Provided records:
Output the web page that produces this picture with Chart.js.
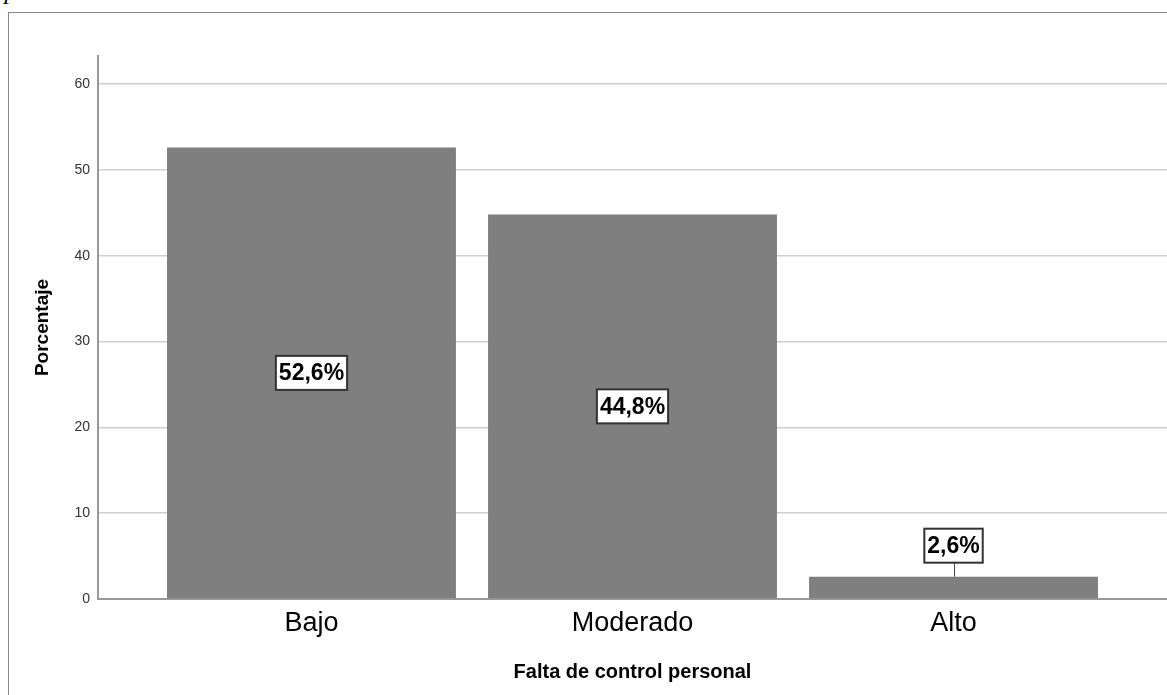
<!DOCTYPE html>
<html>
<head>
<meta charset="utf-8">
<script src="https://cdn.jsdelivr.net/npm/chart.js@4"></script>
<style>
  body { margin: 0; overflow: hidden; background: #fff; width: 1167px; height: 695px; position: relative; }
  #frame { position: absolute; left: 8px; top: 12px; width: 1300px; height: 800px; border: 1px solid #888; }
  #corner { position: absolute; left: 3px; top: -14px; font: italic 20px "Liberation Serif", serif; }
  canvas { position: absolute; left: 0; top: 0; }
</style>
</head>
<body>
<div id="frame"></div>
<div id="corner">P</div>
<canvas id="bar-chart" width="1167" height="695"></canvas>
<script>
const categories = ['Bajo', 'Moderado', 'Alto'];
const porcentajes = [52.6, 44.8, 2.6];
const yTicks = [0, 10, 20, 30, 40, 50, 60];

const FONT = '"Liberation Sans", Arial, sans-serif';
const X_MIN = 0.335, X_MAX = 3.665;

// etiquetas de valor con recuadro blanco
const valueLabels = {
    id: 'valueLabels',
    afterDatasetsDraw(chart) {
        const c = chart.ctx;
        const meta = chart.getDatasetMeta(0);
        c.save();
        c.font = 'bold 23px ' + FONT;
        c.textAlign = 'center';
        c.textBaseline = 'middle';
        meta.data.forEach((bar, i) => {
            const txt = porcentajes[i].toFixed(1).replace('.', ',') + '%';
            const w = c.measureText(txt).width + 6;
            const h = 34;
            const barH = bar.base - bar.y;
            let cy;
            if (barH > 60) {
                cy = bar.y + barH / 2;
            } else {
                cy = bar.y - 14 - h / 2;
                c.strokeStyle = '#444';
                c.lineWidth = 1;
                c.beginPath();
                c.moveTo(bar.x + 1, bar.y - 14);
                c.lineTo(bar.x + 1, bar.y);
                c.stroke();
            }
            c.fillStyle = '#fff';
            c.fillRect(bar.x - w / 2, cy - h / 2, w, h);
            c.strokeStyle = '#333';
            c.lineWidth = 2;
            c.strokeRect(bar.x - w / 2, cy - h / 2, w, h);
            c.fillStyle = '#000';
            c.fillText(txt, bar.x, cy + 1);
        });
        c.restore();
    }
};

new Chart(document.getElementById('bar-chart'), {
    type: 'bar',
    data: {
        datasets: [{
            data: porcentajes.map((v, i) => ({ x: i + 1, y: v })),
            backgroundColor: '#7f7f7f',
            borderWidth: 0,
            categoryPercentage: 1,
            barPercentage: 0.9
        }]
    },
    options: {
        responsive: false,
        animation: false,
        layout: { padding: { top: 56, right: 0, left: 0, bottom: 0 } },
        plugins: { legend: { display: false }, tooltip: { enabled: false } },
        scales: {
            x: {
                type: 'linear',
                offset: false,
                min: X_MIN,
                max: X_MAX,
                grid: { display: false, drawTicks: false, offset: false },
                border: { display: true, color: '#999', width: 2 },
                afterBuildTicks: s => {
                    s.ticks = categories.map((c, i) => ({ value: i + 1 }));
                    s.min = X_MIN;
                    s.max = X_MAX;
                },
                afterFit: s => { s.height = 96; },
                ticks: {
                    padding: 8,
                    color: '#000',
                    font: { family: FONT, size: 27 },
                    callback: v => categories[v - 1]
                },
                title: {
                    display: true,
                    text: 'Falta de control personal',
                    color: '#000',
                    font: { family: FONT, size: 20, weight: 'bold' },
                    padding: { top: 0, bottom: 11 }
                }
            },
            y: {
                min: 0,
                max: 63.26,
                grid: { color: '#cfcfcf', lineWidth: 1.5, drawTicks: false },
                border: { display: true, color: '#999', width: 2 },
                afterBuildTicks: s => { s.ticks = yTicks.map(v => ({ value: v })); },
                afterFit: s => { s.width = 98; },
                ticks: {
                    padding: 8,
                    color: '#333',
                    font: { family: FONT, size: 14 }
                },
                title: {
                    display: true,
                    text: 'Porcentaje',
                    color: '#000',
                    font: { family: FONT, size: 19, weight: 'bold' },
                    padding: { top: 31, bottom: 0 }
                }
            }
        }
    },
    plugins: [valueLabels]
});
</script>
</body>
</html>
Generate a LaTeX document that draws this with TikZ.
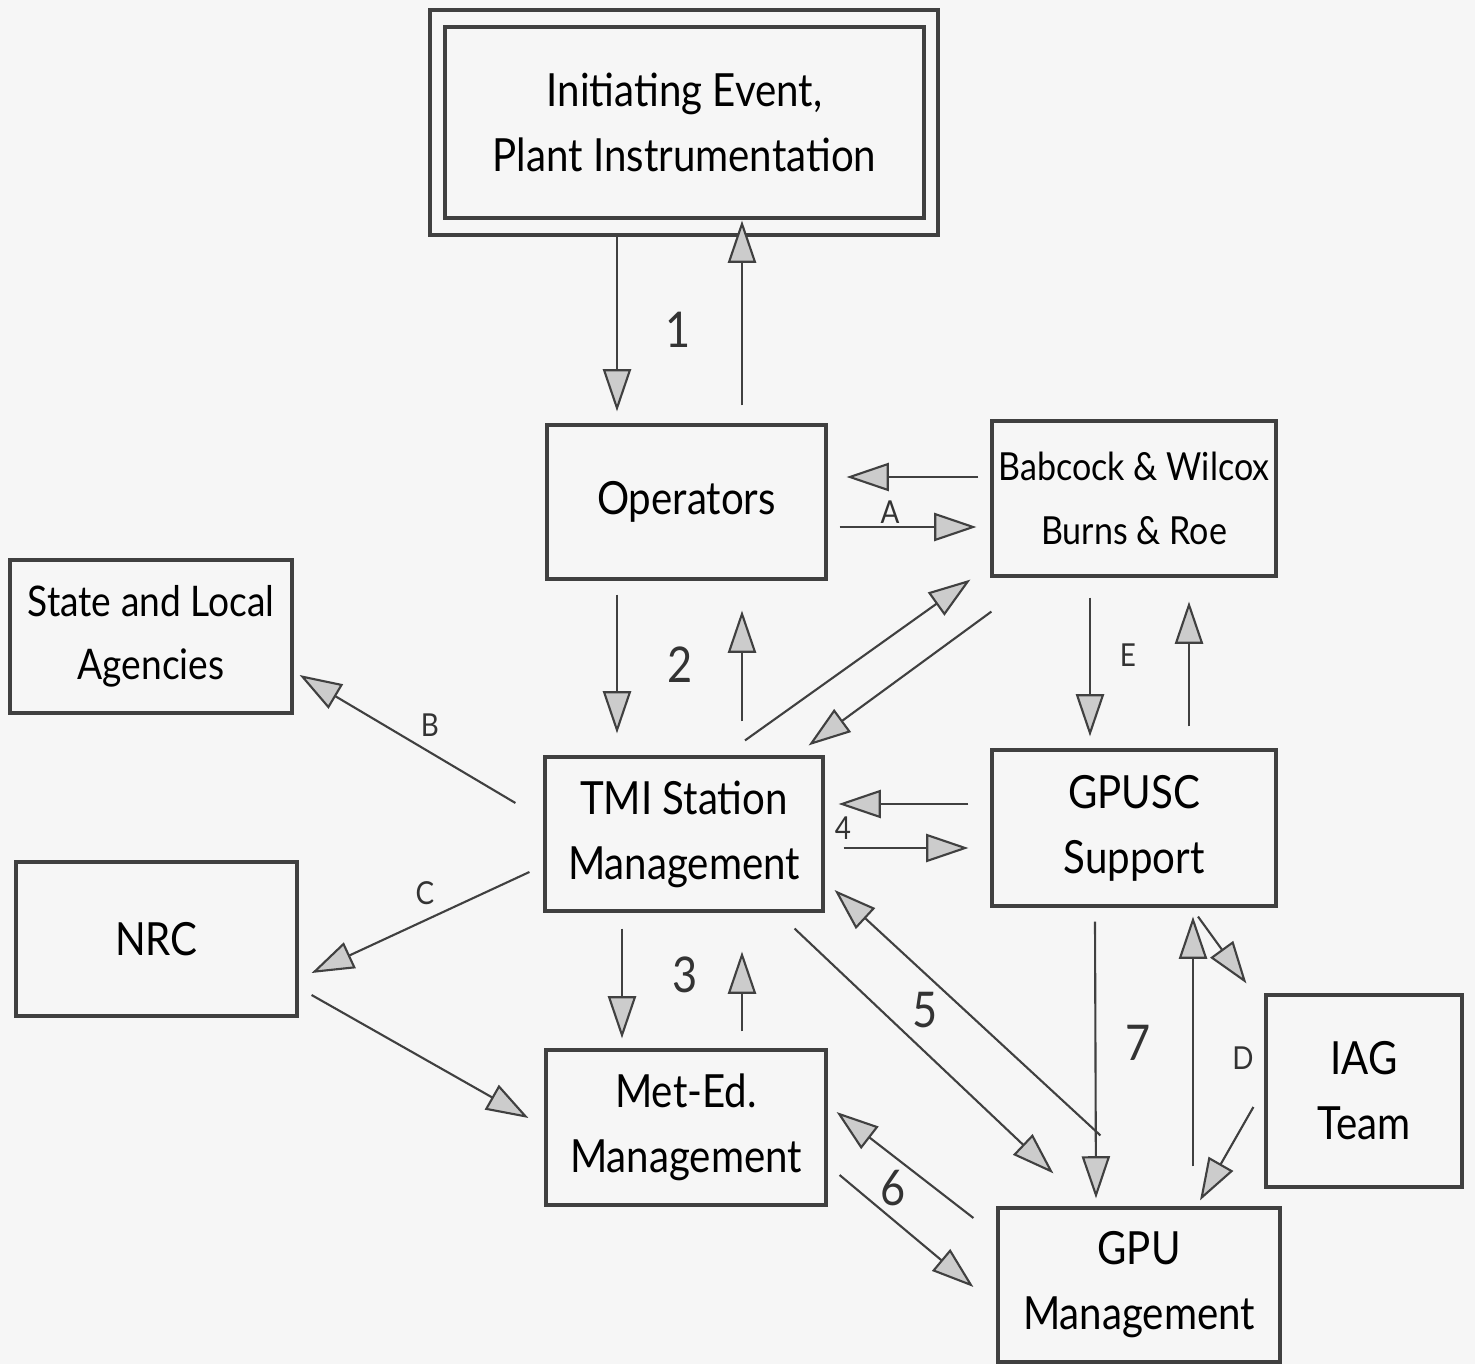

Directions: Omit pictures; set down the rest of the material word for word.

Correct answer:
Output the web page that produces this picture with Chart.js.
<!DOCTYPE html>
<html>
<head>
<meta charset="utf-8">
<script src="https://cdn.jsdelivr.net/npm/chart.js@4"></script>
<style>
  body { margin: 0; overflow: hidden; background: #fff; width: 1167px; height: 695px; position: relative; }
  #frame { position: absolute; left: 8px; top: 12px; width: 1300px; height: 800px; border: 1px solid #888; }
  #corner { position: absolute; left: 3px; top: -14px; font: italic 20px "Liberation Serif", serif; }
  canvas { position: absolute; left: 0; top: 0; }
</style>
</head>
<body>
<div id="frame"></div>
<div id="corner">P</div>
<canvas id="bar-chart" width="1167" height="695"></canvas>
<script>
const categories = ['Bajo', 'Moderado', 'Alto'];
const porcentajes = [52.6, 44.8, 2.6];
const yTicks = [0, 10, 20, 30, 40, 50, 60];

const FONT = '"Liberation Sans", Arial, sans-serif';
const X_MIN = 0.335, X_MAX = 3.665;

// etiquetas de valor con recuadro blanco
const valueLabels = {
    id: 'valueLabels',
    afterDatasetsDraw(chart) {
        const c = chart.ctx;
        const meta = chart.getDatasetMeta(0);
        c.save();
        c.font = 'bold 23px ' + FONT;
        c.textAlign = 'center';
        c.textBaseline = 'middle';
        meta.data.forEach((bar, i) => {
            const txt = porcentajes[i].toFixed(1).replace('.', ',') + '%';
            const w = c.measureText(txt).width + 6;
            const h = 34;
            const barH = bar.base - bar.y;
            let cy;
            if (barH > 60) {
                cy = bar.y + barH / 2;
            } else {
                cy = bar.y - 14 - h / 2;
                c.strokeStyle = '#444';
                c.lineWidth = 1;
                c.beginPath();
                c.moveTo(bar.x + 1, bar.y - 14);
                c.lineTo(bar.x + 1, bar.y);
                c.stroke();
            }
            c.fillStyle = '#fff';
            c.fillRect(bar.x - w / 2, cy - h / 2, w, h);
            c.strokeStyle = '#333';
            c.lineWidth = 2;
            c.strokeRect(bar.x - w / 2, cy - h / 2, w, h);
            c.fillStyle = '#000';
            c.fillText(txt, bar.x, cy + 1);
        });
        c.restore();
    }
};

new Chart(document.getElementById('bar-chart'), {
    type: 'bar',
    data: {
        datasets: [{
            data: porcentajes.map((v, i) => ({ x: i + 1, y: v })),
            backgroundColor: '#7f7f7f',
            borderWidth: 0,
            categoryPercentage: 1,
            barPercentage: 0.9
        }]
    },
    options: {
        responsive: false,
        animation: false,
        layout: { padding: { top: 56, right: 0, left: 0, bottom: 0 } },
        plugins: { legend: { display: false }, tooltip: { enabled: false } },
        scales: {
            x: {
                type: 'linear',
                offset: false,
                min: X_MIN,
                max: X_MAX,
                grid: { display: false, drawTicks: false, offset: false },
                border: { display: true, color: '#999', width: 2 },
                afterBuildTicks: s => {
                    s.ticks = categories.map((c, i) => ({ value: i + 1 }));
                    s.min = X_MIN;
                    s.max = X_MAX;
                },
                afterFit: s => { s.height = 96; },
                ticks: {
                    padding: 8,
                    color: '#000',
                    font: { family: FONT, size: 27 },
                    callback: v => categories[v - 1]
                },
                title: {
                    display: true,
                    text: 'Falta de control personal',
                    color: '#000',
                    font: { family: FONT, size: 20, weight: 'bold' },
                    padding: { top: 0, bottom: 11 }
                }
            },
            y: {
                min: 0,
                max: 63.26,
                grid: { color: '#cfcfcf', lineWidth: 1.5, drawTicks: false },
                border: { display: true, color: '#999', width: 2 },
                afterBuildTicks: s => { s.ticks = yTicks.map(v => ({ value: v })); },
                afterFit: s => { s.width = 98; },
                ticks: {
                    padding: 8,
                    color: '#333',
                    font: { family: FONT, size: 14 }
                },
                title: {
                    display: true,
                    text: 'Porcentaje',
                    color: '#000',
                    font: { family: FONT, size: 19, weight: 'bold' },
                    padding: { top: 31, bottom: 0 }
                }
            }
        }
    },
    plugins: [valueLabels]
});
</script>
</body>
</html>
Generate a LaTeX document that draws this with TikZ.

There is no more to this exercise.